Как-то меня сравнили с поэтами Серебряного века, но современного времени. В основном поэты тех лет и есть мои вдохновители, потому что они эмоциональны. Даже в живописи тогда начался период размаха и свободы. У меня это просто адаптировано к нашим реалиям. Я пишу про любовь в современном мире - «в калейдоскопе городов и стран». Это про сильные чувства. Стихи построены на образах и ассоциациях. Я рада, что это многим близко. Также меня вдохновляет кубинская Сантерия, ее атмосфера, образы и обряды. Очень много энергии и вдохновения черпаю оттуда. Это далеко от российского менталитета - кому-то кажется диким и атавистическим, но мне все равно… Это близкая мне культура, в которой есть настоящие эмоции, подлинный экстаз и незамутненный взгляд.
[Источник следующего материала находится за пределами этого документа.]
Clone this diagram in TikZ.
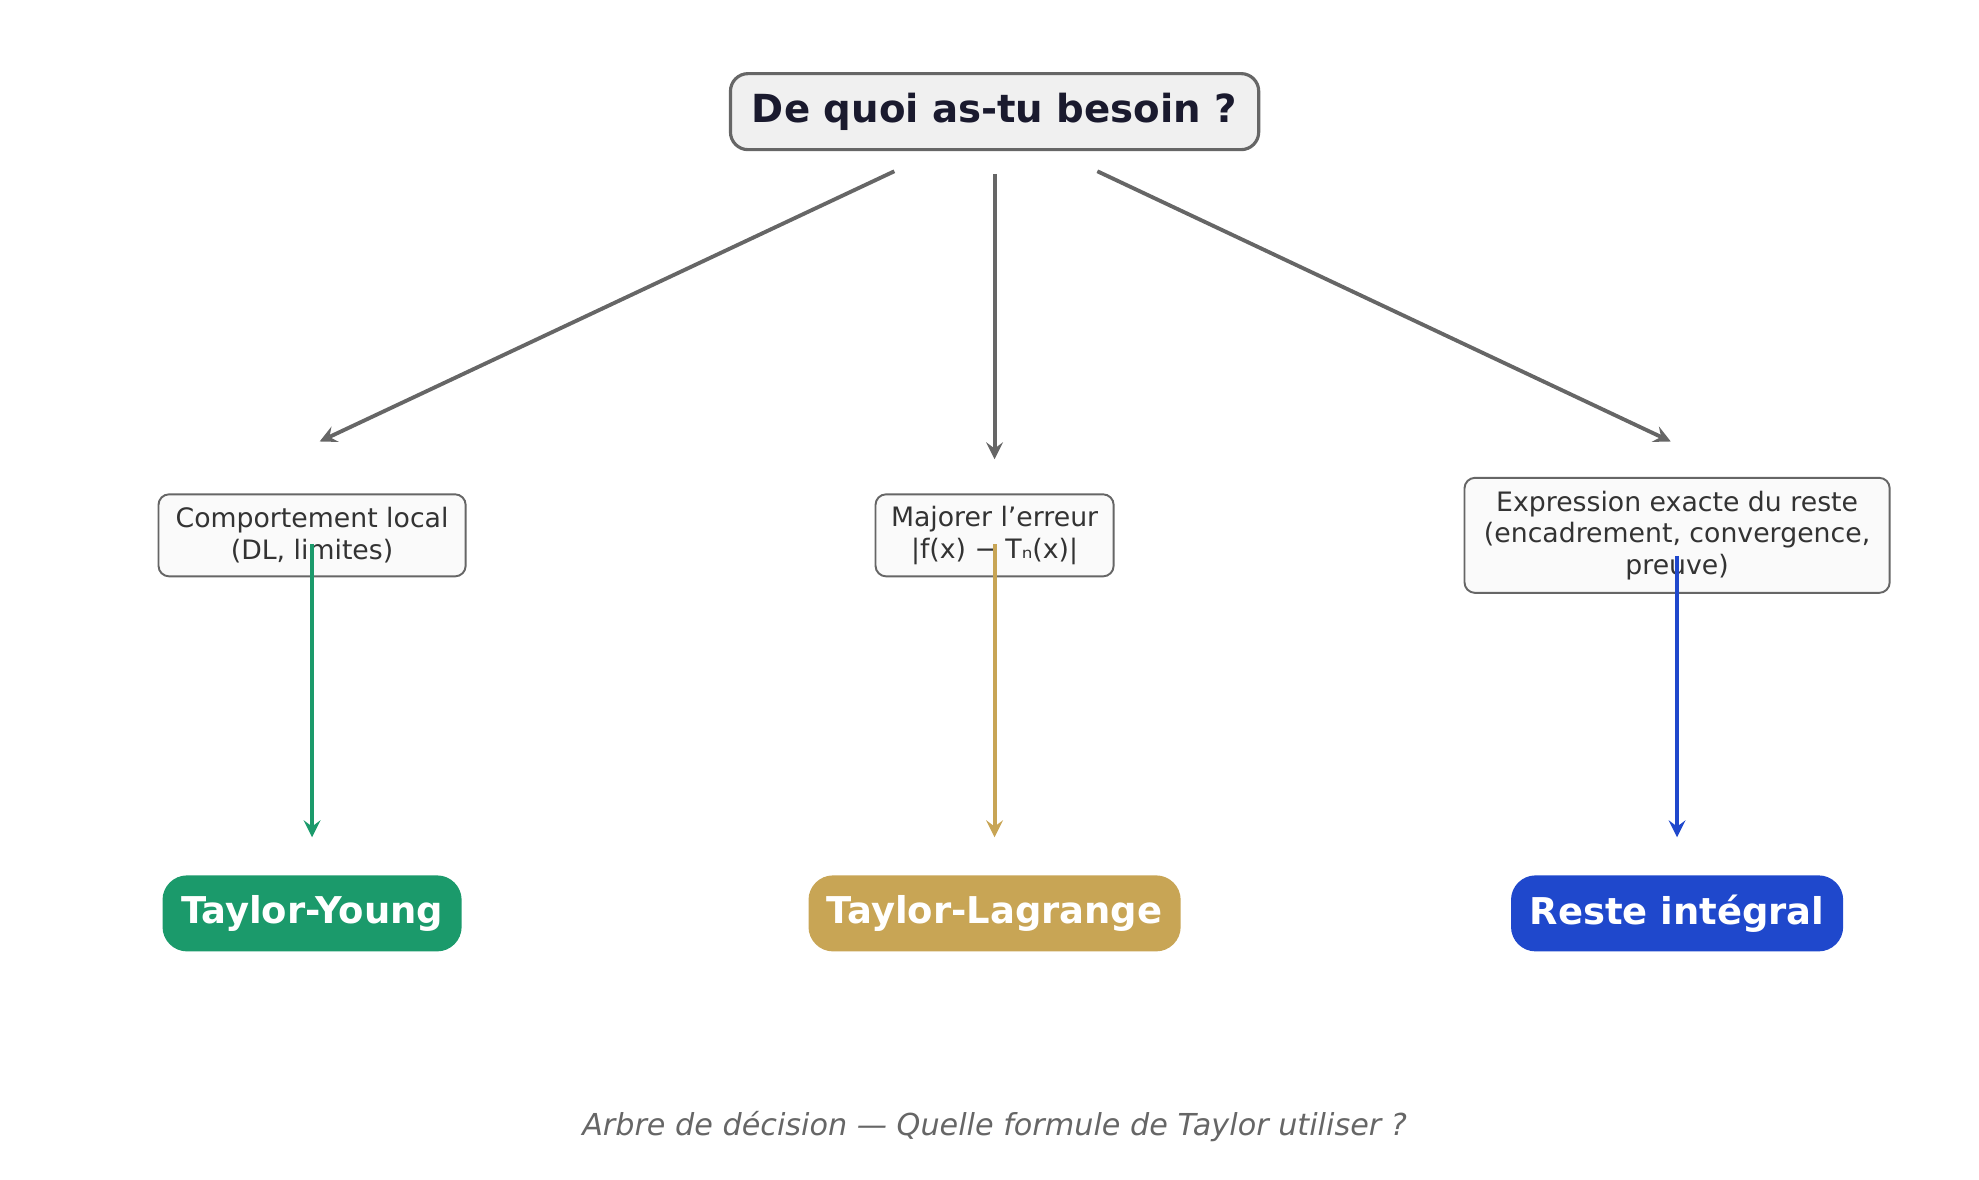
\documentclass[tikz,border=0pt]{standalone}
\usepackage{fontspec}
\setmainfont{DejaVu Sans}
\usetikzlibrary{positioning}
\definecolor{edgegray}{HTML}{666666}
\definecolor{titleink}{HTML}{1A1A2E}
\definecolor{youngc}{HTML}{1B9A6B}
\definecolor{lagrc}{HTML}{C8A555}
\definecolor{restec}{HTML}{1F48CC}
\tikzset{
  question/.style={draw=edgegray,line width=.9pt,fill=black!6,rounded corners=5pt,
    text=titleink,font=\fontsize{11}{13}\selectfont\bfseries,inner sep=0pt,
    minimum width=5.28cm,minimum height=.76cm},
  need/.style={draw=edgegray,line width=.55pt,fill=black!2,rounded corners=3pt,
    text=black!80,font=\fontsize{7.6}{9}\selectfont,align=center,inner sep=0pt},
  formula/.style={rounded corners=7pt,text=white,font=\fontsize{10.5}{12}\selectfont\bfseries,
    inner sep=0pt,minimum height=.76cm},
  branch/.style={->,>=stealth,line width=1.1pt,edgegray},
}
\begin{document}
\begin{tikzpicture}[x=0.012686cm,y=-0.012686cm]
  \useasboundingbox (0,0) rectangle (1560,930);
  \node[question] (top) at (784,88) {De quoi as-tu besoin ?};
  \node[need,minimum width=3.07cm,minimum height=.82cm] (local) at (246,422) {Comportement local\\(DL, limites)};
  \node[need,minimum width=2.38cm,minimum height=.82cm] (erreur) at (784,422) {Majorer l'erreur\\|f(x) − Tₙ(x)|};
  \node[need,minimum width=4.25cm,minimum height=1.15cm] (reste) at (1322,422) {Expression exacte du reste\\(encadrement, convergence,\\preuve)};
  \node[formula,fill=youngc,minimum width=2.99cm] (young) at (246,720) {Taylor-Young};
  \node[formula,fill=lagrc,minimum width=3.72cm] (lagrange) at (784,720) {Taylor-Lagrange};
  \node[formula,fill=restec,minimum width=3.32cm] (integral) at (1322,720) {Reste intégral};
  \node[text=edgegray,font=\fontsize{8.6}{10}\selectfont\itshape] (caption) at (784,888) {Arbre de décision — Quelle formule de Taylor utiliser ?};
  % gray branches
  \coordinate (sL) at (705,135); \coordinate (eL) at (252,348);
  \coordinate (sM) at (784,137); \coordinate (eM) at (784,362);
  \coordinate (sR) at (865,135); \coordinate (eR) at (1317,348);
  \draw[branch] (sL) -- (eL);
  \draw[branch] (sM) -- (eM);
  \draw[branch] (sR) -- (eR);
  % coloured arrows
  \draw[branch,youngc] (local.south) ++(0,-26) coordinate (a1) -- (246,660) coordinate (b1);
  \draw[branch,lagrc] (erreur.south) ++(0,-26) -- (784,660);
  \draw[branch,restec] (reste.south) ++(0,-30) -- (1322,660);
\end{tikzpicture}
\end{document}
Artifex: «У меня это просто адаптировано к нашим реалиям...», - мне нравится такая формулировка. Она наводит на вопрос. Есть много известных периодов в истории поэзии и литературы, тот же Серебряный век, который тебя вдохновляет. Как думаешь, какой период поэзия переживает сейчас?

Один мой друг сказал, что сегодня рэп – это поэзия. Якобы Оксимирон и Гнойный – это искусство. Мне не понять! (смеется) Для меня это обиженные мальчики, которые пытаются досадить друг другу, раз у них не получилось ничего с девочками. Меряются тем, у кого больше. Поэзия тоже должна быть созидательной и должна пробуждать чувства. Словом можно сделать очень многое. Оно может быть оружием, спасением и молитвой. Особенно в России, где «поэт… больше, чем поэт».

Artifex: Ты однажды сказала, что не посещаешь поэтические вечера. Тебе не нравится атмосфера, когда поэты тоже выясняют, кто круче. Когда ты поняла, что в этой тусовке творится что-то не то?

Однажды меня не взяли в литературный институт. Сказали, что я - не формат. Я могу сомневаться во многих своих свойствах, но никогда не сомневалась в своих стихах. Я не слишком обиделась, но почувствовала себя аутсайдером. Наверное, как и художник, который находится немного в андерграунде. Он уверен в себе и понимает, для чего существует его творчество.

Мой первый опыт публичного поэтического выступления случился только в этом году. Наверное, это был самый важный этап в моем творчестве, после которого что-то рухнуло и прорвалось… В январе мы делали масштабную выставку в Музее Революции в Гаване. Я читала свои стихи огромной толпе народа на открытии выставки - как поэт, который пишет о Кубе. Там было много русскоязычной публики - наши послы, пресса, даже туристы... После выступления у меня выросли крылья. В начале апреля выйдет мой сборник стихов Caminos (исп. - «Дороги») на русском и испанском языках, который планирую представить не только в российских библиотеках и книжных магазинах, но и в легендарном Союзе писателей и художников Кубы (UNEAC). Мечтаю вступить в этот Союз.

Artifex: Всегда было интересно, почему от слов «ты - не формат» многие, как и ты, чувствуют себя аутсайдерами? Для меня это звучит так, словно есть некая масса, которая делает одинаково, а человек-неформат выделяется из нее тем, что делает не как все. Разве не так?

Для меня это тоже скорее комплимент. Когда мне говорят «не формат», мне теперь даже приятно (улыбается). Если вернемся к истории искусства, то неформатное ценилось куда больше. Оно потом находило свой круг почитателей. Пусть он был меньше, чем у форматного. Находиться в концептуальной среде куда интереснее. Только все должно быть обосновано. И нужно понимать, для кого создается искусство.

Artifex: Понимаешь, для кого твое творчество?

Прежде всего, для жителя большого города, который все время занят своими делами и желанием заработать. Который не всегда замечает, что происходит вокруг, и может давно не испытывать эмоций. С одной стороны, быть толстокожим хорошо. Тебе не бывает больно. С другой стороны, ты не чувствуешь себя живым. Многие люди лишили себя такой эмоциональности. Но живем мы один раз. И в моих стихах запечатлена красота момента, который потом не повторится.

Artifex: Это очень здорово! Спасибо за интервью!